Bugsy2 · 06/07/2005 12:44

lol, Edam. Suppose he was in lots of ways. Tragedy is that now they are older and more fun, he really misses the children. They spend every 2nd weekend with him and he seems to do the 2 day stint very successfully - packs it full of outings etc. Just can't cope with them full-time.
Good luck with your own situation. Sounds like you have a fair bit on your plate at the moment.

bootsmonkey · 06/07/2005 14:46

Gizmo & Edam - I do hope that you come to a solution that works for both you & your DHs.

My hormones have now settled down and I have swung the other way for the minute (until next month). I think I am in love with the idea of being pregnant and giving birth again, not necessarily with having another child. I think the huge hormonal pull every month completely overrides any rational thought in my body, as now I am back to 'normal' I can see all the benefits of staying exactly as we are at present. I feel sad that I may never again experience bringing a new life into the world, but I don't think that ever stops really, no matter how many you have. DD is now 3yo and still dosn't sleep through every night, and boy do the broken nights still get to me. The thought of going back to the first 18months of REALLY broken sleep - well, I just don't think I could do it again.

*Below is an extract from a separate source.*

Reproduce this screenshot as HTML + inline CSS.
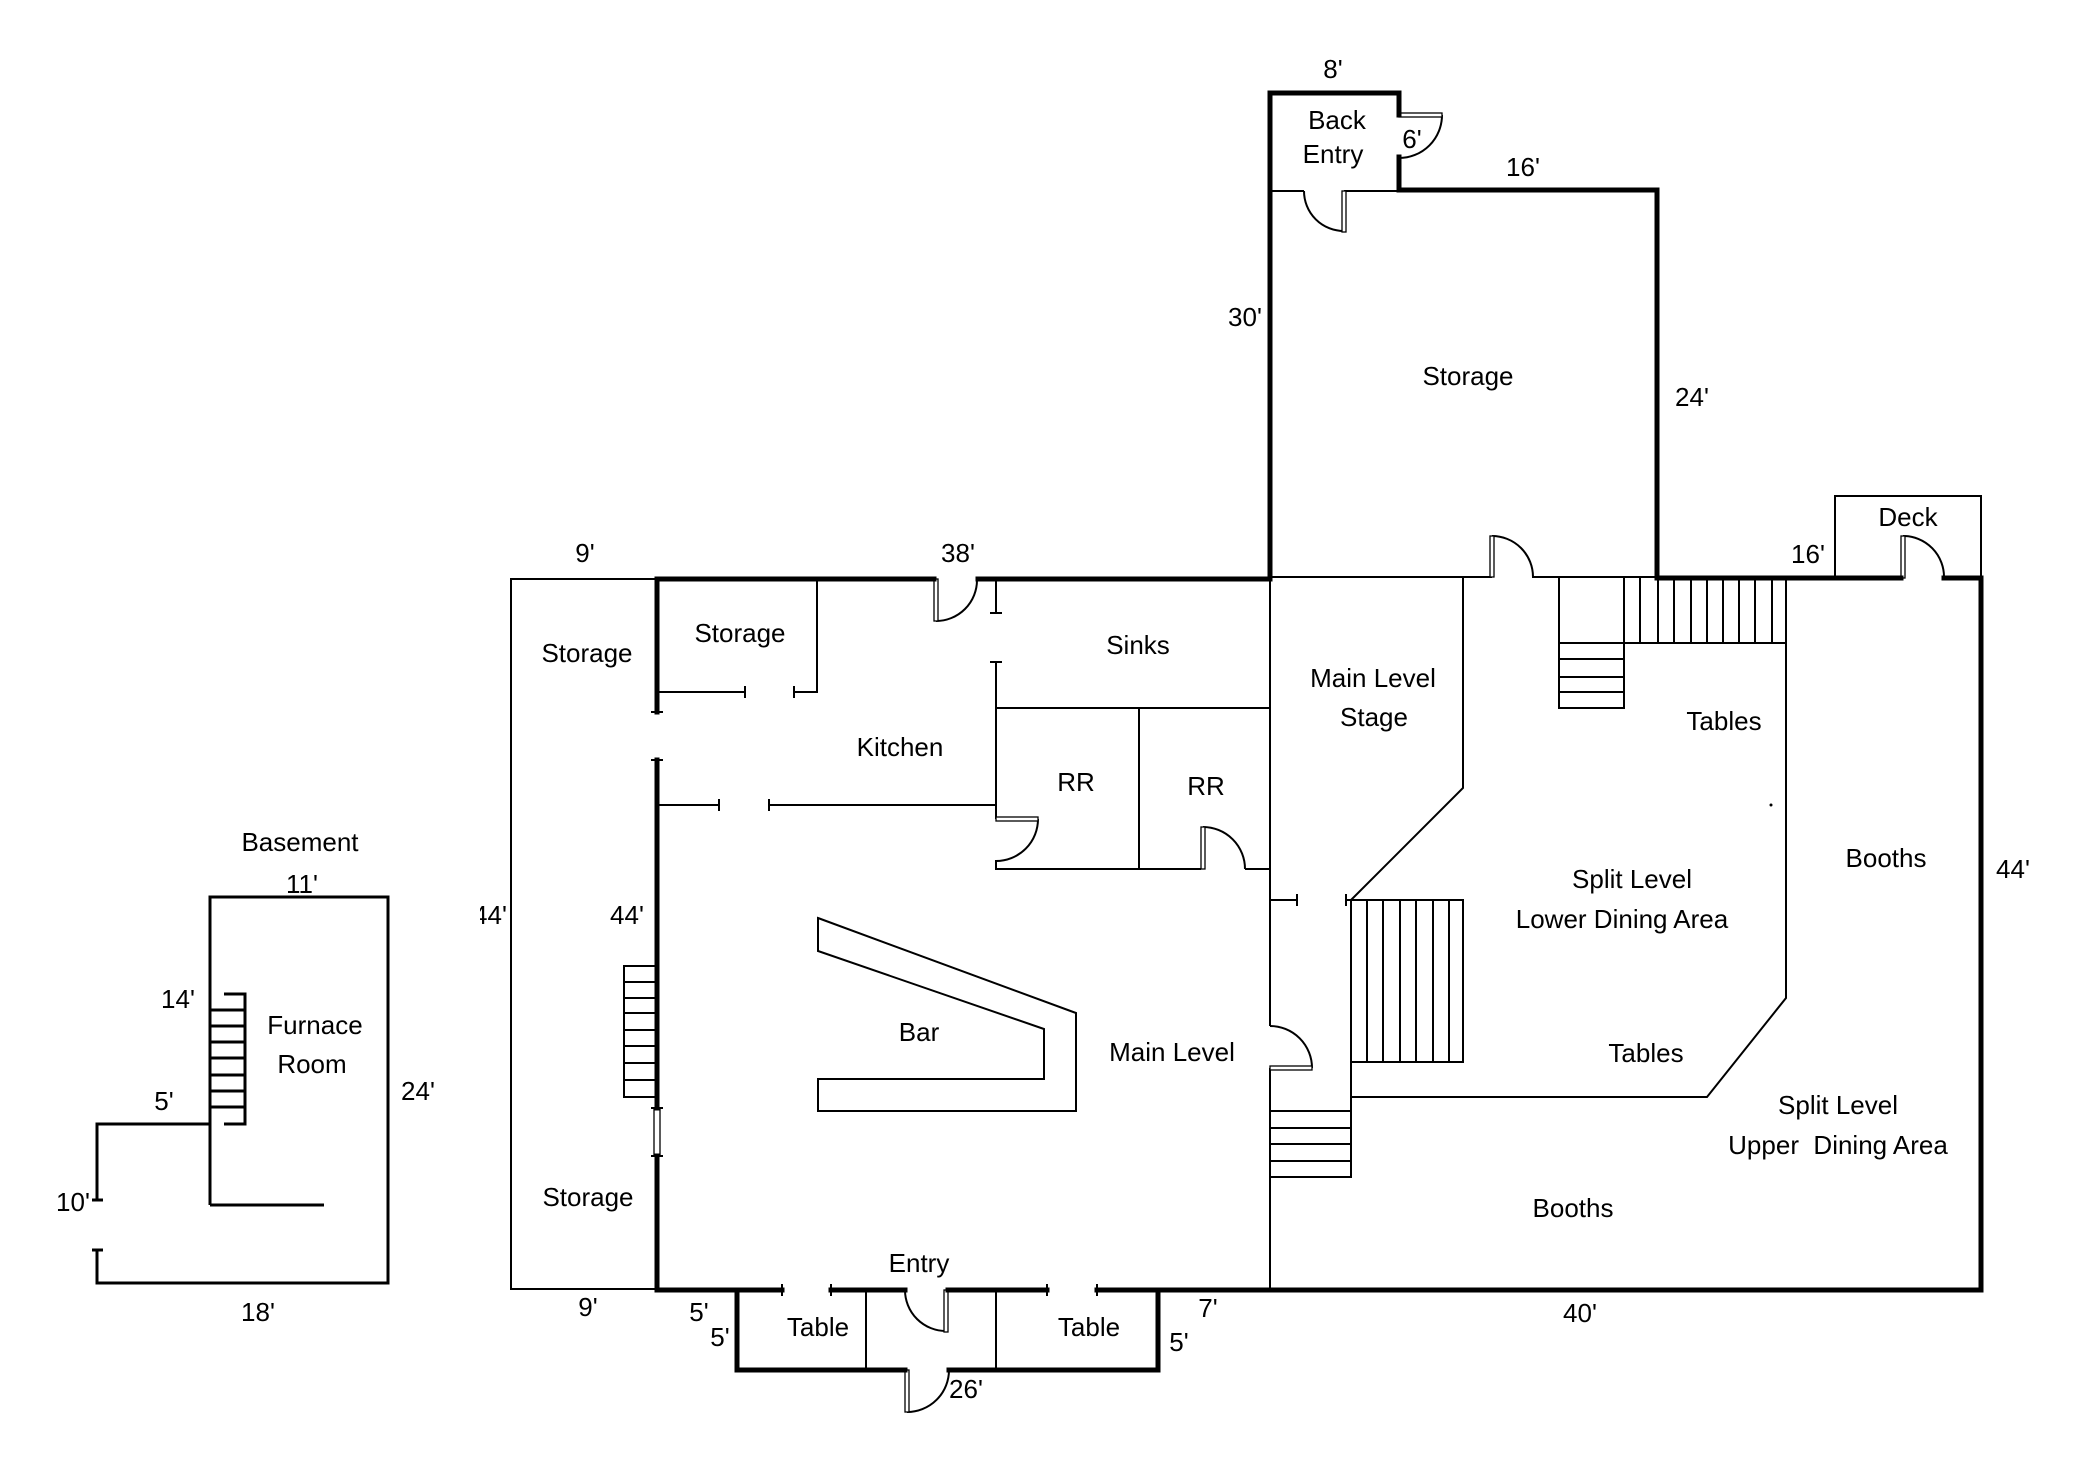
<!DOCTYPE html>
<html>
<head>
<meta charset="utf-8">
<style>
html,body{margin:0;padding:0;background:#fff;}
svg{display:block;}
text{font-family:"Liberation Sans",Arial,sans-serif;font-size:26px;fill:#000;}
</style>
</head>
<body>
<svg width="2080" height="1469" viewBox="0 0 2080 1469" xmlns="http://www.w3.org/2000/svg">
<defs>
<clipPath id="c44"><rect x="480" y="880" width="60" height="60"/></clipPath>
</defs>
<rect width="2080" height="1469" fill="#fff"/>

<!-- BASEMENT -->
<g stroke="#000" stroke-width="3" fill="none">
<path d="M210,1205 V897 H388 V1283 H97 V1250"/>
<path d="M92,1250 H103"/>
<path d="M210,1205 H324"/>
<path d="M210,1124 H97 V1200"/>
<path d="M92,1200 H103"/>
<path d="M224,994 H245 V1124 H224"/>
<path d="M210,1010 H245 M210,1026 H245 M210,1042 H245 M210,1058 H245 M210,1075 H245 M210,1091 H245 M210,1107 H245"/>
</g>

<!-- THIN WALLS -->
<g stroke="#000" stroke-width="2" fill="none">
<!-- left storage -->
<path d="M511,579 H657 M511,578 V1289 H657"/>
<path d="M651,712 H663 M651,760 H663 M651,1108 H663 M651,1156 H663"/>
<path d="M782,1284 V1296 M831,1284 V1296 M1047,1284 V1296 M1097,1284 V1296"/>
<!-- kitchen -->
<path d="M996,581 V613 M990,613 H1002"/>
<path d="M817,579 V692 H794 M794,686 V698 M657,692 H745 M745,686 V698"/>
<path d="M657,805 H719 M719,799 V811 M769,799 V811 M769,805 H996"/>
<path d="M990,662 H1002 M996,662 V819"/>
<path d="M1038,819 A42,42 0 0 1 996,861"/>
<path d="M996,860 V869 H1201 M1245,869 H1270"/>
<path d="M996,708 H1270 M1139,708 V869"/>
<path d="M1203,827 A42,42 0 0 1 1245,869"/>
<!-- stage -->
<path d="M1270,579 V1026"/>
<path d="M1270,1026 A42,42 0 0 1 1312,1068"/>
<path d="M1270,1068 V1290"/>
<path d="M1270,900 H1297 M1297,894 V906"/>
<path d="M1346,894 V906 M1346,900 H1351"/>
<path d="M1270,577 H1492 M1532,577 H1657"/>
<path d="M1492,536 A41,41 0 0 1 1533,577"/>
<path d="M1463,577 V788 L1351,900"/>
<path d="M1351,900 H1463 V1062 H1351"/>
<path d="M1367,900 V1062 M1383,900 V1062 M1400,900 V1062 M1416,900 V1062 M1433,900 V1062 M1449,900 V1062"/>
<path d="M1351,900 V1177 H1270"/>
<path d="M1270,1111 H1351 M1270,1128 H1351 M1270,1144 H1351 M1270,1161 H1351"/>
<path d="M1351,1097 H1707 L1786,998 V578"/>
<!-- upper stairs -->
<path d="M1559,578 V708 H1624 V578"/>
<path d="M1559,643 H1786 M1559,659 H1624 M1559,677 H1624 M1559,692 H1624"/>
<path d="M1640,578 V643 M1658,578 V643 M1674,578 V643 M1691,578 V643 M1707,578 V643 M1723,578 V643 M1739,578 V643 M1755,578 V643 M1772,578 V643"/>
<!-- deck -->
<path d="M1835,578 V496 H1981 V578"/>
<path d="M1903,536 A41,41 0 0 1 1944,578"/>
<!-- back entry -->
<path d="M1270,191 H1304 M1344,191 H1399"/>
<path d="M1304,191 A40,40 0 0 0 1344,231"/>
<path d="M1442,115 A43,43 0 0 1 1399,158"/>
<!-- kitchen top door -->
<path d="M936,621 A41,41 0 0 0 977,580"/>
<!-- entry doors -->
<path d="M905,1290 A41,41 0 0 0 946,1331"/>
<path d="M907,1412 A42,42 0 0 0 949,1370"/>
<path d="M866,1290 V1370 M996,1290 V1370"/>
<!-- left stairs -->
<path d="M657,966 H624 V1097 H657"/>
<path d="M624,982 H657 M624,998 H657 M624,1013 H657 M624,1030 H657 M624,1046 H657 M624,1063 H657 M624,1080 H657"/>
<!-- bar -->
<path d="M818,918 L1076,1013 V1111 H818 V1079 H1044 V1029 L818,951 Z"/>
</g>

<!-- door leaves / window (double lines) -->
<g stroke="#000" stroke-width="1.3" fill="#fff">
<rect x="934" y="579" width="4" height="42"/>
<rect x="996" y="817" width="42" height="4"/>
<rect x="1201" y="827" width="4" height="42"/>
<rect x="1270" y="1066" width="42" height="4"/>
<rect x="1490" y="536" width="4" height="41"/>
<rect x="1901" y="536" width="4" height="42"/>
<rect x="1342" y="191" width="4" height="41"/>
<rect x="1399" y="113" width="43" height="4"/>
<rect x="944" y="1290" width="4" height="42"/>
<rect x="905" y="1370" width="4" height="42"/>
<rect x="654" y="1108" width="6" height="48"/>
</g>

<!-- THICK WALLS -->
<g stroke="#000" stroke-width="5" fill="none" stroke-linecap="square">
<path d="M1270,93 V579"/>
<path d="M1270,93 H1399 V115"/>
<path d="M1399,157 V190 H1657 V578"/>
<path d="M657,579 H934"/>
<path d="M978,579 H1270"/>
<path d="M657,579 V712"/>
<path d="M657,760 V1108"/>
<path d="M657,1156 V1290 H782"/>
<path d="M831,1290 H905"/>
<path d="M948,1290 H1047"/>
<path d="M1097,1290 H1981 V578 H1944"/>
<path d="M1901,578 H1657"/>
<path d="M737,1290 V1370 H905"/>
<path d="M949,1370 H1158 V1290"/>
</g>

<circle cx="1771" cy="805" r="1.5" fill="#000"/>

<!-- LABELS -->
<g text-anchor="middle">
<text x="300" y="851">Basement</text>
<text x="302" y="893">11'</text>
<text x="178" y="1008">14'</text>
<text x="315" y="1034">Furnace</text>
<text x="312" y="1073">Room</text>
<text x="164" y="1110">5'</text>
<text x="73" y="1211">10'</text>
<text x="258" y="1321">18'</text>
<text x="418" y="1100">24'</text>

<text x="1333" y="78">8'</text>
<text x="1337" y="129">Back</text>
<text x="1333" y="163">Entry</text>
<text x="1412" y="148">6'</text>
<text x="1523" y="176">16'</text>
<text x="1245" y="326">30'</text>
<text x="1468" y="385">Storage</text>
<text x="1692" y="406">24'</text>

<text x="585" y="562">9'</text>
<text x="958" y="562">38'</text>
<text x="587" y="662">Storage</text>
<text x="740" y="642">Storage</text>
<text x="1138" y="654">Sinks</text>
<text x="900" y="756">Kitchen</text>
<text x="1076" y="791">RR</text>
<text x="1206" y="795">RR</text>

<text x="1373" y="687">Main Level</text>
<text x="1374" y="726">Stage</text>
<text x="1724" y="730">Tables</text>
<text x="1808" y="563">16'</text>
<text x="1908" y="526">Deck</text>

<text x="1632" y="888">Split Level</text>
<text x="1622" y="928">Lower Dining Area</text>
<text x="1886" y="867">Booths</text>
<text x="2013" y="878">44'</text>

<text x="490" y="924" clip-path="url(#c44)">44'</text>
<text x="627" y="924">44'</text>
<text x="919" y="1041">Bar</text>
<text x="1172" y="1061">Main Level</text>
<text x="1646" y="1062">Tables</text>

<text x="1838" y="1114">Split Level</text>
<text x="1838" y="1154" xml:space="preserve">Upper  Dining Area</text>

<text x="588" y="1206">Storage</text>
<text x="1573" y="1217">Booths</text>
<text x="919" y="1272">Entry</text>
<text x="588" y="1316">9'</text>
<text x="699" y="1321">5'</text>
<text x="720" y="1346">5'</text>
<text x="818" y="1336">Table</text>
<text x="1089" y="1336">Table</text>
<text x="1208" y="1317">7'</text>
<text x="1179" y="1351">5'</text>
<text x="966" y="1398">26'</text>
<text x="1580" y="1322">40'</text>
</g>
</svg>
</body>
</html>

I also don't think I have the patience and tolerance to cope with a baby and a pre-schooler. I am really having to work hard on that one, plus I have developed the most incredible PMT out of nowhere in the last 6 months - where does that come from??? Never had it before. All of which make rational discussions with DH tricky to say the least. So, ho hum, ramble, ramble, I guess I am just trying to say good luck with your decisions. I really hope you all make the best ones for you and your families. I myself may not find out if I have made the right choice until it is too late to do anything about it! But I shall just have to live with that.